FILE PHOTO: Will Hurd speaks at the Iowa Faith & Freedom Coalition Spring Kick-off in West Des Moines, Iowa, U.S. April 22, 2023. REUTERS/Eduardo Munoz/File Photo
FILE PHOTO: Will Hurd speaks at the Iowa Faith & Freedom Coalition Spring Kick-off in West Des Moines, Iowa, U.S. April 22, 2023. REUTERS/Eduardo Munoz/File Photo (REUTERS)

Mr Hurd has recently made trips to the early primary states of Iowa and New Hampshire. He said on Thursday that if he was elected, he wouldn’t pardon Mr Trump in the classified documents case, calling other candidates “insane” for pledging to do so this early in the case proceedings.

The former CIA officer added the documents Mr Trump allegedly mishandled included “information that, if it got into the wrong hands, would lead to a loss of life”.

“And the fact that Donald Trump willingly kept that material, and he wants to be the leader of the free world, is unacceptable to me,” he told CBS. “It spits in the face of the thousands of men and women who, every single day and every single night, put themselves in harm’s way in order to keep us safe.”

As Mr Trump still has a strong base of support in the Republican Party, most of the primary field is currently trying to focus more on criticising Mr Biden than his predecessor.

Mr Hurd looks set to join Mr Christie and Mr Hutchinson among those willing to criticise Mr Trump.

The 45-year-old chose to not seek reelection in 2020, saying that he was going to “pursue opportunities outside the halls of Congress to solve problems at the nexus between technology and national security”.

He went on a tour last year for his book American Reboot: An Idealist’s Guide to Getting Big Things Done.

While in Congress, Mr Hurd’s district was one of the most competitive in Texas, with more than 70 per cent of residents being Hispanic. It included parts of San Antonio and El Paso and included most of the Texas border with Mexico – 800 miles (1,300 kilometres) out of the total 1,200 miles (1,900 kilometres).

Mr Hurd previously served as a clandestine officer in Pakistan, and he speaks its national language Urdu.

He gained a reputation as a bipartisan dealmaker while in Congress, once spending two days in a car with Democrat Beto O’Rourke in 2017 driving from San Antonio to Washington when a snowstorm cancelled the flights.

Mr O’Rourke was a US House Representative from Texas before unsuccessfully running for senate, president, and governor.

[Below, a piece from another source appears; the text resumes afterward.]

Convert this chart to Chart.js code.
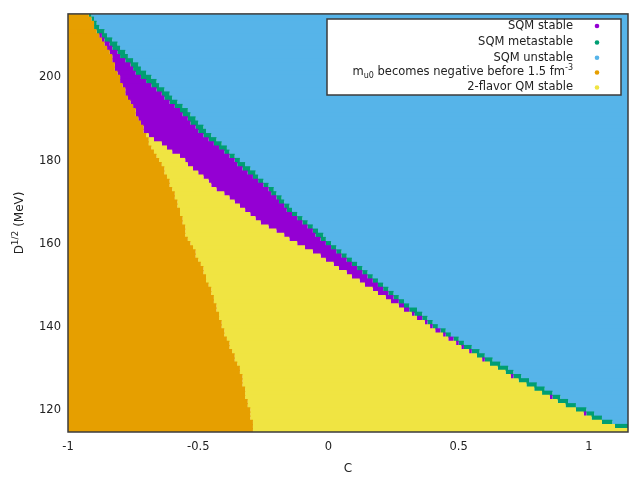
<!DOCTYPE html>
<html><head><meta charset="utf-8">
<script src="https://cdn.jsdelivr.net/npm/chart.js@4"></script>
<style>html,body{margin:0;padding:0;background:#fff}#wrap{width:640px;height:477px}</style>
</head><body><div id="wrap"><canvas id="c" width="640" height="477"></canvas></div>
<script>
// Rows of D^{1/2} (MeV), top to bottom
const dValues = [
 215,214,213,212,211,210,209,208,207,206,
 205,204,203,202,201,200,199,198,197,196,
 195,194,193,192,191,190,189,188,187,186,
 185,184,183,182,181,180,179,178,177,176,
 175,174,173,172,171,170,169,168,167,166,
 165,164,163,162,161,160,159,158,157,156,
 155,154,153,152,151,150,149,148,147,146,
 145,144,143,142,141,140,139,138,137,136,
 135,134,133,132,131,130,129,128,127,126,
 125,124,123,122,121,120,119,118,117,116,
 115];
// C where the orange region (m_u0 negative) ends in each row
const orangeEnd = [
 -0.92,-0.91,-0.90,-0.90,-0.89,-0.88,-0.87,-0.86,-0.85,-0.84,
 -0.83,-0.83,-0.82,-0.82,-0.81,-0.80,-0.80,-0.79,-0.78,-0.78,
 -0.77,-0.76,-0.75,-0.74,-0.74,-0.73,-0.72,-0.71,-0.71,-0.70,
 -0.69,-0.69,-0.68,-0.67,-0.66,-0.65,-0.64,-0.63,-0.63,-0.62,
 -0.61,-0.61,-0.60,-0.59,-0.59,-0.58,-0.58,-0.57,-0.57,-0.56,
 -0.56,-0.55,-0.55,-0.55,-0.54,-0.53,-0.52,-0.51,-0.51,-0.50,
 -0.49,-0.48,-0.48,-0.47,-0.47,-0.46,-0.45,-0.45,-0.44,-0.44,
 -0.43,-0.43,-0.42,-0.42,-0.41,-0.41,-0.40,-0.40,-0.39,-0.38,
 -0.38,-0.37,-0.36,-0.36,-0.35,-0.34,-0.34,-0.33,-0.33,-0.33,
 -0.32,-0.32,-0.32,-0.31,-0.31,-0.30,-0.30,-0.30,-0.29,-0.29,
 -0.29];
// C where the yellow region (2-flavor QM stable) ends
const yellowEnd = [
 -0.92,-0.91,-0.90,-0.90,-0.89,-0.88,-0.87,-0.86,-0.85,-0.84,
 -0.83,-0.83,-0.82,-0.82,-0.81,-0.80,-0.80,-0.79,-0.78,-0.78,
 -0.77,-0.76,-0.75,-0.74,-0.74,-0.73,-0.72,-0.71,-0.71,-0.69,
 -0.67,-0.64,-0.62,-0.60,-0.57,-0.55,-0.54,-0.52,-0.50,-0.48,
 -0.46,-0.45,-0.43,-0.40,-0.38,-0.36,-0.34,-0.32,-0.30,-0.28,
 -0.26,-0.23,-0.20,-0.17,-0.15,-0.12,-0.09,-0.06,-0.03,-0.01,
 0.02,0.04,0.07,0.09,0.12,0.14,0.17,0.19,0.22,0.24,
 0.27,0.29,0.32,0.34,0.37,0.39,0.41,0.44,0.46,0.49,
 0.51,0.54,0.57,0.59,0.62,0.65,0.68,0.70,0.73,0.76,
 0.79,0.82,0.85,0.88,0.91,0.95,0.98,1.01,1.05,1.10,
 1.15];
// C where the purple region (SQM stable) ends
const purpleEnd = [
 -0.92,-0.91,-0.90,-0.90,-0.89,-0.87,-0.86,-0.84,-0.83,-0.81,
 -0.80,-0.78,-0.76,-0.75,-0.74,-0.72,-0.70,-0.68,-0.66,-0.64,
 -0.63,-0.61,-0.59,-0.57,-0.56,-0.54,-0.53,-0.51,-0.50,-0.48,
 -0.46,-0.44,-0.42,-0.40,-0.38,-0.36,-0.35,-0.33,-0.31,-0.29,
 -0.27,-0.25,-0.23,-0.22,-0.20,-0.19,-0.17,-0.16,-0.14,-0.12,
 -0.10,-0.08,-0.06,-0.05,-0.03,-0.01,0.01,0.03,0.05,0.07,
 0.09,0.11,0.13,0.15,0.17,0.19,0.21,0.23,0.25,0.27,
 0.29,0.31,0.33,0.36,0.38,0.40,0.43,0.45,0.48,0.50,
 0.52,0.55,0.57,0.60,0.62,0.65,0.68,0.71,0.73,0.76,
 0.79,0.82,0.86,0.88,0.91,0.95,0.99,1.01,1.05,1.10,
 1.15];
// C where the green region (SQM metastable) ends; blue (SQM unstable) beyond
const greenEnd = [
 -0.91,-0.90,-0.89,-0.88,-0.86,-0.85,-0.83,-0.81,-0.80,-0.78,
 -0.77,-0.75,-0.73,-0.72,-0.70,-0.68,-0.66,-0.65,-0.63,-0.61,
 -0.60,-0.58,-0.56,-0.54,-0.53,-0.51,-0.50,-0.48,-0.47,-0.45,
 -0.43,-0.41,-0.39,-0.38,-0.36,-0.34,-0.32,-0.30,-0.28,-0.27,
 -0.25,-0.23,-0.21,-0.20,-0.18,-0.17,-0.15,-0.14,-0.12,-0.10,
 -0.08,-0.06,-0.04,-0.02,-0.01,0.01,0.03,0.05,0.07,0.09,
 0.11,0.13,0.15,0.17,0.19,0.21,0.23,0.25,0.27,0.29,
 0.31,0.34,0.36,0.38,0.40,0.42,0.45,0.47,0.50,0.52,
 0.55,0.58,0.60,0.63,0.66,0.69,0.71,0.74,0.77,0.80,
 0.83,0.86,0.89,0.92,0.95,0.99,1.02,1.05,1.09,1.15,
 1.15];

const X_MIN = -1.0, X_MAX = 1.15;
const Y_MIN = 114.7, Y_MAX = 215.3;
const xTicks = [-1, -0.5, 0, 0.5, 1];
const yTicks = [120, 140, 160, 180, 200];
const xTitle = 'C';
const yTitle = 'D^{1/2} (MeV)';
const legendLabels = ['SQM stable','SQM metastable','SQM unstable','m_{u0} becomes negative before 1.5 fm^{-3}','2-flavor QM stable'];
const legendColors = ['#9400D3','#009E73','#56B4E9','#E69F00','#F0E442'];

const FONT = '"DejaVu Sans", Verdana, sans-serif';
const TEXT = '#222';

function rows(starts, ends){
  return dValues.map((d,i)=>({y:d, x:[starts[i], ends[i]]}));
}
const leftEdge = dValues.map(()=>X_MIN);
const rightEdge = dValues.map(()=>X_MAX);

function parseRich(s){
  const out=[]; const re=/([_^])\{([^}]*)\}|([^_^]+)/g; let m;
  while((m=re.exec(s))){ if(m[3]) out.push({t:m[3],k:0}); else out.push({t:m[2],k:m[1]==='_'?-1:1}); }
  return out;
}
function drawRich(ctx, s, x, y, align, size){
  const parts=parseRich(s); const small=Math.round(size*0.72);
  let w=0;
  parts.forEach(p=>{ctx.font=(p.k?small:size)+'px '+FONT; p.w=ctx.measureText(p.t).width; w+=p.w;});
  let cx = align==='right' ? x-w : (align==='center' ? x-w/2 : x);
  ctx.textAlign='left'; ctx.textBaseline='middle';
  parts.forEach(p=>{
    ctx.font=(p.k?small:size)+'px '+FONT;
    const dy = p.k===-1 ? size*0.32 : (p.k===1 ? -size*0.36 : 0);
    ctx.fillText(p.t, cx, y+dy); cx+=p.w;
  });
}

const decor = {
  id:'decor',
  afterDatasetsDraw(chart){
    const {ctx, chartArea:a} = chart;
    ctx.save();
    ctx.strokeStyle='#3b3b3b'; ctx.lineWidth=1.5;
    ctx.strokeRect(a.left, a.top, a.right-a.left, a.bottom-a.top);
    ctx.restore();
  },
  afterDraw(chart){
    const {ctx, chartArea:a} = chart;
    ctx.save();
    ctx.fillStyle=TEXT;
    drawRich(ctx, xTitle, (a.left+a.right)/2, 469, 'center', 12);
    ctx.save();
    ctx.translate(20, (a.top+a.bottom)/2);
    ctx.rotate(-Math.PI/2);
    drawRich(ctx, yTitle, 0, 0, 'center', 12);
    ctx.restore();
    const bx=327, by=19, bw=294, bh=76;
    ctx.fillStyle='#fff'; ctx.fillRect(bx,by,bw,bh);
    ctx.strokeStyle='#3b3b3b'; ctx.lineWidth=1.5; ctx.strokeRect(bx,by,bw,bh);
    const rowY=[26,42.5,57.7,72.5,87.5];
    legendLabels.forEach((lab,i)=>{
      ctx.fillStyle=TEXT;
      drawRich(ctx, lab, 573, rowY[i], 'right', 11.5);
      ctx.fillStyle=legendColors[i];
      ctx.beginPath(); ctx.arc(597, rowY[i], 2.3, 0, Math.PI*2); ctx.fill();
    });
    ctx.restore();
  }
};

const ds = (label, color, s, e) => ({label, data: rows(s, e), backgroundColor: color, borderWidth: 0, inflateAmount: 0});

new Chart(document.getElementById('c'), {
  type:'bar',
  data:{datasets:[
    ds(legendLabels[3], legendColors[3], leftEdge, orangeEnd),
    ds(legendLabels[4], legendColors[4], orangeEnd, yellowEnd),
    ds(legendLabels[0], legendColors[0], yellowEnd, purpleEnd),
    ds(legendLabels[1], legendColors[1], purpleEnd, greenEnd),
    ds(legendLabels[2], legendColors[2], greenEnd, rightEdge)
  ]},
  options:{
    indexAxis:'y', responsive:false, animation:false,
    datasets:{bar:{grouped:false, barPercentage:1.3, categoryPercentage:1}},
    layout:{padding:{top:13, right:12, left:0, bottom:0}},
    plugins:{legend:{display:false}, tooltip:{enabled:false}},
    scales:{
      x:{type:'linear', min:X_MIN, max:X_MAX, offset:false,
        grid:{display:false, drawTicks:false}, border:{display:false},
        ticks:{padding:8, color:TEXT, font:{family:FONT, size:11.5}, callback:v=>String(v), maxRotation:0},
        afterBuildTicks:s=>{s.ticks = xTicks.map(v=>({value:v}));},
        afterFit:s=>{s.height=45;}},
      y:{type:'linear', min:Y_MIN, max:Y_MAX, offset:false,
        grid:{display:false, drawTicks:false, offset:false}, border:{display:false},
        ticks:{padding:7, color:TEXT, font:{family:FONT, size:11.5}, callback:v=>String(v)},
        afterBuildTicks:s=>{s.ticks = yTicks.map(v=>({value:v}));},
        afterFit:s=>{s.width=68;}}
    }
  },
  plugins:[decor]
});
</script></body></html>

While Mr Hurd has focused on cybersecurity, he was booted from his role as the keynote speaker at a cybersecurity conference in 2019 for his votes against reproductive rights and against legislation set to provide financial support to women in STEM – science, technology, engineering, and math.

But he has also criticised the GOP’s focus on culture war issues, tweeting in 2019 that “Our culture wars have grown to every facet of American life”.

“America is better together,” he said on Thursday. “And way more unites us than divides us.”

The entrance of Mr Hurd into the race prolongs the streak for Texas having at least one major presidential candidate, with the last time the state didn’t have a major candidate being the 1972 race, according to the AP.